**What to work on**
Copy the data that follows, character for character, minus the pictures.
## start Material provided
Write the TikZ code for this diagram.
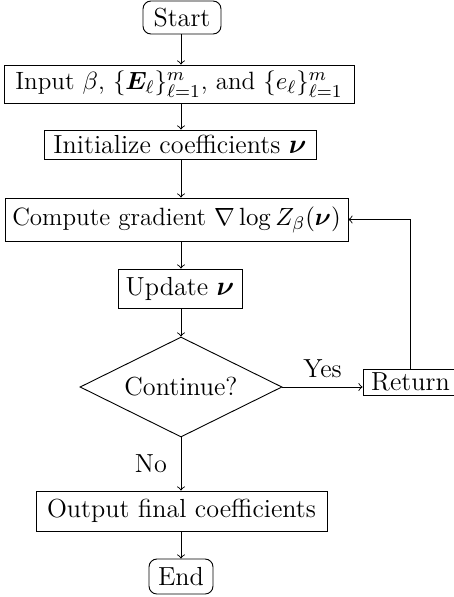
\documentclass[tikz,border=0pt]{standalone}
\usepackage{amsmath,bm}
\usetikzlibrary{shapes.geometric}
\def\pxu{0.44pt}
\begin{document}
\begin{tikzpicture}[x=0.44pt,y=-0.44pt,
  font=\fontsize{11.5}{13.8}\selectfont,
  box/.style={draw,rectangle,inner sep=0pt},
  term/.style={draw,rectangle,rounded corners=3.5pt,inner sep=0pt},
  dec/.style={draw,diamond,aspect=2,inner sep=0pt},
  flow/.style={->},
  lbl/.style={inner sep=0pt},
  longtext/.style={font=\fontsize{11}{13.2}\selectfont}]
\useasboundingbox (0,0) rectangle (453,597);
\node[term,minimum width={78*\pxu},minimum height={33*\pxu}] (start) at (182,17.5) {Start};
\node[box,longtext,minimum width={350*\pxu},minimum height={38*\pxu}] (input) at (179,84) {Input $\beta$, $\{\bm{E}_\ell\}_{\ell=1}^m$, and $\{e_\ell\}_{\ell=1}^m$};
\node[box,minimum width={272*\pxu},minimum height={29*\pxu}] (init) at (180,144.5) {Initialize coefficients $\bm{\nu}$};
\node[box,longtext,minimum width={343*\pxu},minimum height={43*\pxu}] (grad) at (176.5,219.5) {Compute gradient $\nabla\log Z_\beta(\bm{\nu})$};
\node[box,minimum width={124*\pxu},minimum height={39*\pxu}] (upd) at (180,288.5) {Update $\bm{\nu}$};
\node[dec,minimum width={202*\pxu},minimum height={100*\pxu}] (cont) at (181,387) {Continue?};
\node[box,minimum width={95*\pxu},minimum height={26*\pxu}] (ret) at (410.5,382) {Return};
\node[box,minimum width={291*\pxu},minimum height={40*\pxu}] (out) at (181.5,511) {Output final coefficients};
\node[term,minimum width={64*\pxu},minimum height={35*\pxu}] (end) at (181,576.5) {End};
\coordinate (c1) at (181,0);
\draw[flow] (start.south -| c1) -- (input.north -| c1);
\draw[flow] (input.south -| c1) -- (init.north -| c1);
\draw[flow] (init.south -| c1) -- (grad.north -| c1);
\draw[flow] (grad.south -| c1) -- (upd.north -| c1);
\draw[flow] (upd.south -| c1) -- (cont.north);
\draw[flow] (cont.east) -- node[lbl,above=4pt] (yes) {Yes} (ret.west |- cont.east);
\draw[flow] (cont.south) -- node[lbl,left=6pt] (no) {No} (out.north -| cont.south);
\draw[flow] (out.south -| c1) -- (end.north -| c1);
\draw[flow] (ret.north) |- (grad.east);
\end{tikzpicture}
\end{document}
## end Material provided
**Exercise solution**
Write the TikZ code for this diagram.
\documentclass[tikz,border=0pt]{standalone}
\usepackage{amsmath,bm}
\usetikzlibrary{shapes.geometric}
\def\pxu{0.44pt}
\begin{document}
\begin{tikzpicture}[x=0.44pt,y=-0.44pt,
  font=\fontsize{11.5}{13.8}\selectfont,
  box/.style={draw,rectangle,inner sep=0pt},
  term/.style={draw,rectangle,rounded corners=3.5pt,inner sep=0pt},
  dec/.style={draw,diamond,aspect=2,inner sep=0pt},
  flow/.style={->},
  lbl/.style={inner sep=0pt},
  longtext/.style={font=\fontsize{11}{13.2}\selectfont}]
\useasboundingbox (0,0) rectangle (453,597);
\node[term,minimum width={78*\pxu},minimum height={33*\pxu}] (start) at (182,17.5) {Start};
\node[box,longtext,minimum width={350*\pxu},minimum height={38*\pxu}] (input) at (179,84) {Input $\beta$, $\{\bm{E}_\ell\}_{\ell=1}^m$, and $\{e_\ell\}_{\ell=1}^m$};
\node[box,minimum width={272*\pxu},minimum height={29*\pxu}] (init) at (180,144.5) {Initialize coefficients $\bm{\nu}$};
\node[box,longtext,minimum width={343*\pxu},minimum height={43*\pxu}] (grad) at (176.5,219.5) {Compute gradient $\nabla\log Z_\beta(\bm{\nu})$};
\node[box,minimum width={124*\pxu},minimum height={39*\pxu}] (upd) at (180,288.5) {Update $\bm{\nu}$};
\node[dec,minimum width={202*\pxu},minimum height={100*\pxu}] (cont) at (181,387) {Continue?};
\node[box,minimum width={95*\pxu},minimum height={26*\pxu}] (ret) at (410.5,382) {Return};
\node[box,minimum width={291*\pxu},minimum height={40*\pxu}] (out) at (181.5,511) {Output final coefficients};
\node[term,minimum width={64*\pxu},minimum height={35*\pxu}] (end) at (181,576.5) {End};
\coordinate (c1) at (181,0);
\draw[flow] (start.south -| c1) -- (input.north -| c1);
\draw[flow] (input.south -| c1) -- (init.north -| c1);
\draw[flow] (init.south -| c1) -- (grad.north -| c1);
\draw[flow] (grad.south -| c1) -- (upd.north -| c1);
\draw[flow] (upd.south -| c1) -- (cont.north);
\draw[flow] (cont.east) -- node[lbl,above=4pt] (yes) {Yes} (ret.west |- cont.east);
\draw[flow] (cont.south) -- node[lbl,left=6pt] (no) {No} (out.north -| cont.south);
\draw[flow] (out.south -| c1) -- (end.north -| c1);
\draw[flow] (ret.north) |- (grad.east);
\end{tikzpicture}
\end{document}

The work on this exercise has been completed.